Starved L1 worms release numerous metabolites, including several ascarosides, and we anticipated that they might promote dauer formation. Indeed, when S-complete was substituted with conditioned medium from high-density L1 larvae starved for 24 h, more worms became dauers (Fig. 2), consistent with the known dauer-inducing effect of crowding mediated by ascarosides (Ludewig and Schroeder, 2013). However, this result apparently contradicts the starvation effect described above. On one hand, when a worm itself experienced L1 arrest but received no signal from other worms (low density condition), it was less likely to become a dauer and preferred to try to grow to adult. On the other hand, a worm that had not experienced starvation itself but was exposed to chemical signals released by other starved L1 worms, was more likely to become a dauer. The next obvious experiment is to combine these two opposite effects and see which one is stronger. The result of this test (Fig. 2) is that the external starvation signal (mediated by L1 conditioned medium) overrides the internal one (L1 arrest). When making a decision whether to become a dauer, apparently C. elegans worms trust the communal voice more than their own.

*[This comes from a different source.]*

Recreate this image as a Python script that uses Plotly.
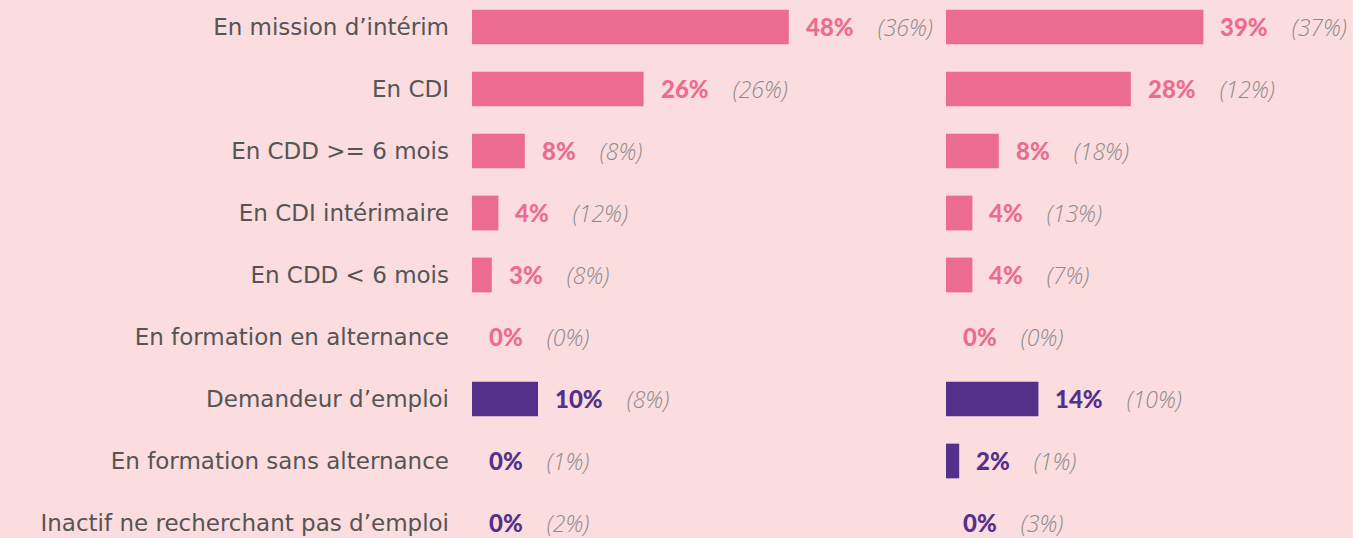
import plotly.graph_objects as go
from plotly.subplots import make_subplots

categories = [
    "En mission d’intérim",
    "En CDI",
    "En CDD >= 6 mois",
    "En CDI intérimaire",
    "En CDD < 6 mois",
    "En formation en alternance",
    "Demandeur d’emploi",
    "En formation sans alternance",
    "Inactif ne recherchant pas d’emploi",
]
left_values = [48, 26, 8, 4, 3, 0, 10, 0, 0]
left_previous = [36, 26, 8, 12, 8, 0, 8, 1, 2]
right_values = [39, 28, 8, 4, 4, 0, 14, 2, 0]
right_previous = [37, 12, 18, 13, 7, 0, 10, 1, 3]
groups = ["emploi"] * 6 + ["autre"] * 3

PINK = "#EC6C8F"
PURPLE = "#54308A"
BG = "#FBDCDF"
LABEL = "#555555"
PAREN = "#8C8C8C"
colors = [PINK if g == "emploi" else PURPLE for g in groups]

fig = make_subplots(rows=1, cols=2, shared_yaxes=False, horizontal_spacing=0)

for col, (vals, prev) in enumerate([(left_values, left_previous), (right_values, right_previous)], start=1):
    fig.add_trace(
        go.Bar(
            x=vals, y=categories, orientation="h",
            marker=dict(color=colors, line=dict(width=0)),
            width=0.56, showlegend=False, hoverinfo="skip",
        ),
        row=1, col=col,
    )
    xref = "x" if col == 1 else "x2"
    yref = "y" if col == 1 else "y2"
    for cat, v, p, c in zip(categories, vals, prev, colors):
        fig.add_annotation(
            x=v, y=cat, xref=xref, yref=yref,
            xanchor="left", yanchor="middle", xshift=15, yshift=0,
            showarrow=False,
            text=(f'<span style="font-family:Lato;font-weight:900;font-size:24px;color:{c}">{v}%</span>'
                  f'<span style="font-size:24px">\u2002\u2002</span>'
                  f'<span style="font-family:Open Sans;font-style:italic;font-weight:300;font-size:23px;color:{PAREN}">({p}%)</span>'),
        )

row_px = 62.0
ymax = 8 + 15 / row_px
ymin = -27 / row_px
x0 = 472 / 1353
x1 = 940 / 1353
x2 = 946 / 1353
ppu = 6.6

fig.update_layout(
    width=1353, height=538,
    margin=dict(l=0, r=0, t=0, b=0),
    paper_bgcolor=BG, plot_bgcolor=BG,
    font=dict(family="DejaVu Sans", color=LABEL),
    xaxis=dict(domain=[x0, x1], range=[0, (940 - 472) / ppu], visible=False, fixedrange=True),
    xaxis2=dict(domain=[x2, 1.0], range=[0, (1353 - 946) / ppu], visible=False, fixedrange=True),
    yaxis=dict(
        type="category", categoryorder="array", categoryarray=categories,
        range=[ymax, ymin], showgrid=False, zeroline=False, showline=False,
        ticks="", ticklabelstandoff=22, fixedrange=True,
        tickfont=dict(family="DejaVu Sans", size=23, color=LABEL),
    ),
    yaxis2=dict(
        type="category", categoryorder="array", categoryarray=categories,
        range=[ymax, ymin], showticklabels=False, showgrid=False, zeroline=False, showline=False,
        anchor="x2", fixedrange=True,
    ),
)

fig.write_html(
    "out.html",
    config={"displayModeBar": False},
    post_script="document.body.style.margin='0px';document.body.style.overflow='hidden';document.body.style.background='" + BG + "';",
)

While the dauer-inducing effect of L1-conditioned medium is intuitively easy to accept, the negative effect of L1 starvation on subsequent dauer formation is less clear. A recently published model of contrast effects (McNamara et al., 2013) may provide a theoretical framework for understanding this phenomenon. But to keep us from being too comfortable with our simplistic views nature presented us with another puzzle: L1 arrest does not negatively affect dauer formation in C. briggsae.
References
Ludewig AH and Schroeder FC. (2013). Ascaroside signaling in C. elegans (January 18, 2013), WormBook, ed. The C. elegans Research Community.
McNamara JM, Fawcett TW, and Houston AI. (2013). An adaptive response to uncertainty generates positive and negative contrast effects. Science 340, 1084-1086.
Pungaliya C, Srinivasan J, Fox BW, Malik RU, Ludewig AH, Sternberg PW, and Schroeder FC. (2009). A shortcut to identifying small molecule signals that regulate behavior and development in Caenorhabditis elegans. Proc. Natl Acad. Sci. U. S. A. 106, 7708-7713.